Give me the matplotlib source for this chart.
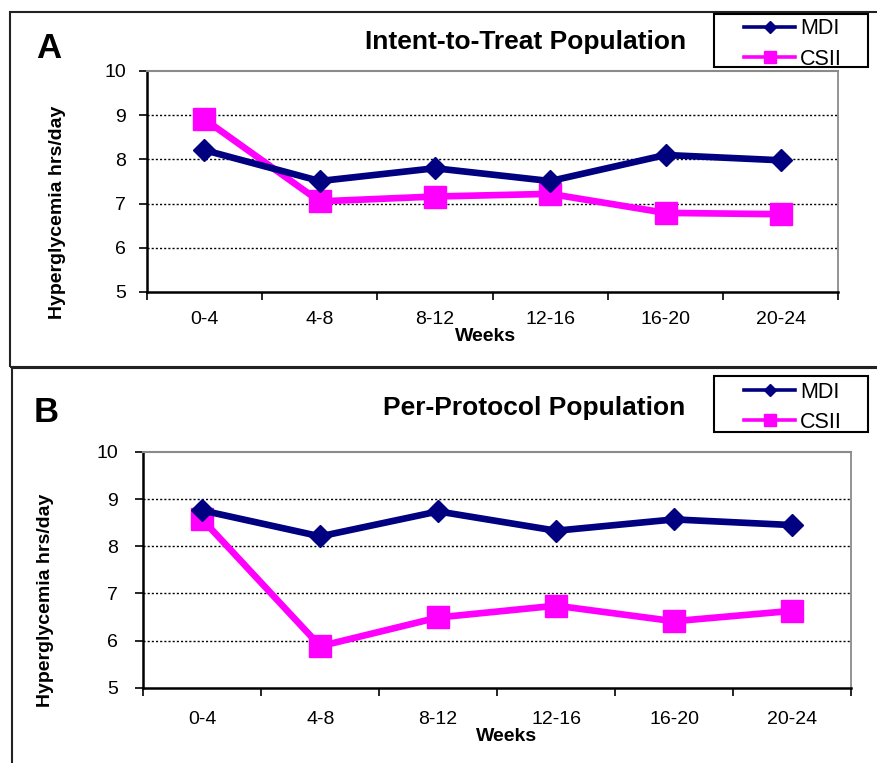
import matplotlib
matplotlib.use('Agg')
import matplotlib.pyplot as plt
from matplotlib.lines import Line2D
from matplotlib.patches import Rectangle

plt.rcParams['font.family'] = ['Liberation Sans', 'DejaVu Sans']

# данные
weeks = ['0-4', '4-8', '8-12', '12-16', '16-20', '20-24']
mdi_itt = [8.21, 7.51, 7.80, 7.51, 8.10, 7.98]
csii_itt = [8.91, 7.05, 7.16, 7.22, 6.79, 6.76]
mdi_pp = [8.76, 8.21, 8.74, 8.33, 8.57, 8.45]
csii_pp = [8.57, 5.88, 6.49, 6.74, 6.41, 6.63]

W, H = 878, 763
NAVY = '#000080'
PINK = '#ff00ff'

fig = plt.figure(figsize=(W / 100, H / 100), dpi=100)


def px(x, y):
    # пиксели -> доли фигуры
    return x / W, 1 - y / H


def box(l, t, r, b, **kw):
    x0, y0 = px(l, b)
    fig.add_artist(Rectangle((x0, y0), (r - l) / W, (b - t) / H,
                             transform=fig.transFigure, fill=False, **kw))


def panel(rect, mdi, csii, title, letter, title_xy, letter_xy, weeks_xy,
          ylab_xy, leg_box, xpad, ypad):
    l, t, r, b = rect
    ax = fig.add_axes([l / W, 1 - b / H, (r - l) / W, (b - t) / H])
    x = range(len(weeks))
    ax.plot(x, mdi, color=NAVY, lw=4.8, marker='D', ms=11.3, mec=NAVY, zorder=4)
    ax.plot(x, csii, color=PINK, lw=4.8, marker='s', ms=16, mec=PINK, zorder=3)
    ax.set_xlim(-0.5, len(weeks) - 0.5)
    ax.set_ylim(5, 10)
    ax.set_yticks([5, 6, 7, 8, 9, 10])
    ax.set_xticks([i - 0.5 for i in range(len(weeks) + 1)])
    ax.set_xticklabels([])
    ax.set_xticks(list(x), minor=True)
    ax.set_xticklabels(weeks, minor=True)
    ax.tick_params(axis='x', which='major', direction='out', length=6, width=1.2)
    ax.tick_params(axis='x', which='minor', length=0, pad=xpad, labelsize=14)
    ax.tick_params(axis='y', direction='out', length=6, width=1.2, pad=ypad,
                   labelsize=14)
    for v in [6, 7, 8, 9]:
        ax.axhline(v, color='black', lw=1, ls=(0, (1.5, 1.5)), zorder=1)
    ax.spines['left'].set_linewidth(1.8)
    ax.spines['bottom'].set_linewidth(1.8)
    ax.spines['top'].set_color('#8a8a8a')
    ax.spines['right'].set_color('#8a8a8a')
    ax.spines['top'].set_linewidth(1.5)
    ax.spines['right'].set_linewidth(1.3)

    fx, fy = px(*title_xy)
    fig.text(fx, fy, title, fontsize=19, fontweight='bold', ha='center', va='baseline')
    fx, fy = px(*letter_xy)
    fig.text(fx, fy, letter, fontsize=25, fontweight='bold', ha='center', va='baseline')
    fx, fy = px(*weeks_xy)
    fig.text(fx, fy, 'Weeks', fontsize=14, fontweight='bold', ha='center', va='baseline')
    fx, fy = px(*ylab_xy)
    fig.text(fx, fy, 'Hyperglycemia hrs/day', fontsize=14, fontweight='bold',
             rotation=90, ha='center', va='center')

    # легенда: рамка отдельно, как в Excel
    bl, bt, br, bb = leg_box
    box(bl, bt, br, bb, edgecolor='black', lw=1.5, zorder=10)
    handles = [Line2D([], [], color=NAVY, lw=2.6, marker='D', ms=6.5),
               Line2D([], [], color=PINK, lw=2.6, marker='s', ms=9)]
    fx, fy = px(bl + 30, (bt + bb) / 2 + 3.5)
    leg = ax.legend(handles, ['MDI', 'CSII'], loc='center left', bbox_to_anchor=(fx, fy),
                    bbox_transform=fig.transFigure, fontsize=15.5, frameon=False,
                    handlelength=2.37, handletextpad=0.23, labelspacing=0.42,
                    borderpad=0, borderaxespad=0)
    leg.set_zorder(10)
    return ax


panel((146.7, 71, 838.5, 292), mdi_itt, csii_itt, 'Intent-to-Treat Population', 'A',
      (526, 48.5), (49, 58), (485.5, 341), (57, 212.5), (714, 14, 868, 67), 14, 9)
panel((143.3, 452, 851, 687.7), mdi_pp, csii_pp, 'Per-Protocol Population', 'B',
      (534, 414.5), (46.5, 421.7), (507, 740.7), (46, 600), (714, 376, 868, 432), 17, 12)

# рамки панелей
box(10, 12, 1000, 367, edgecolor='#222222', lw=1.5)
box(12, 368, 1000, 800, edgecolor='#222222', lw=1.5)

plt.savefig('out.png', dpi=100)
##########
Aim of the task: Restate the material word for word from its first line through the line containing "plt.rcParams['font.family'] = ['Liberation", both included; the pictures do not belong in it.

Problem solution:
Give me the matplotlib source for this chart.
import matplotlib
matplotlib.use('Agg')
import matplotlib.pyplot as plt
from matplotlib.lines import Line2D
from matplotlib.patches import Rectangle

plt.rcParams['font.family'] = ['Liberation Sans', 'DejaVu Sans']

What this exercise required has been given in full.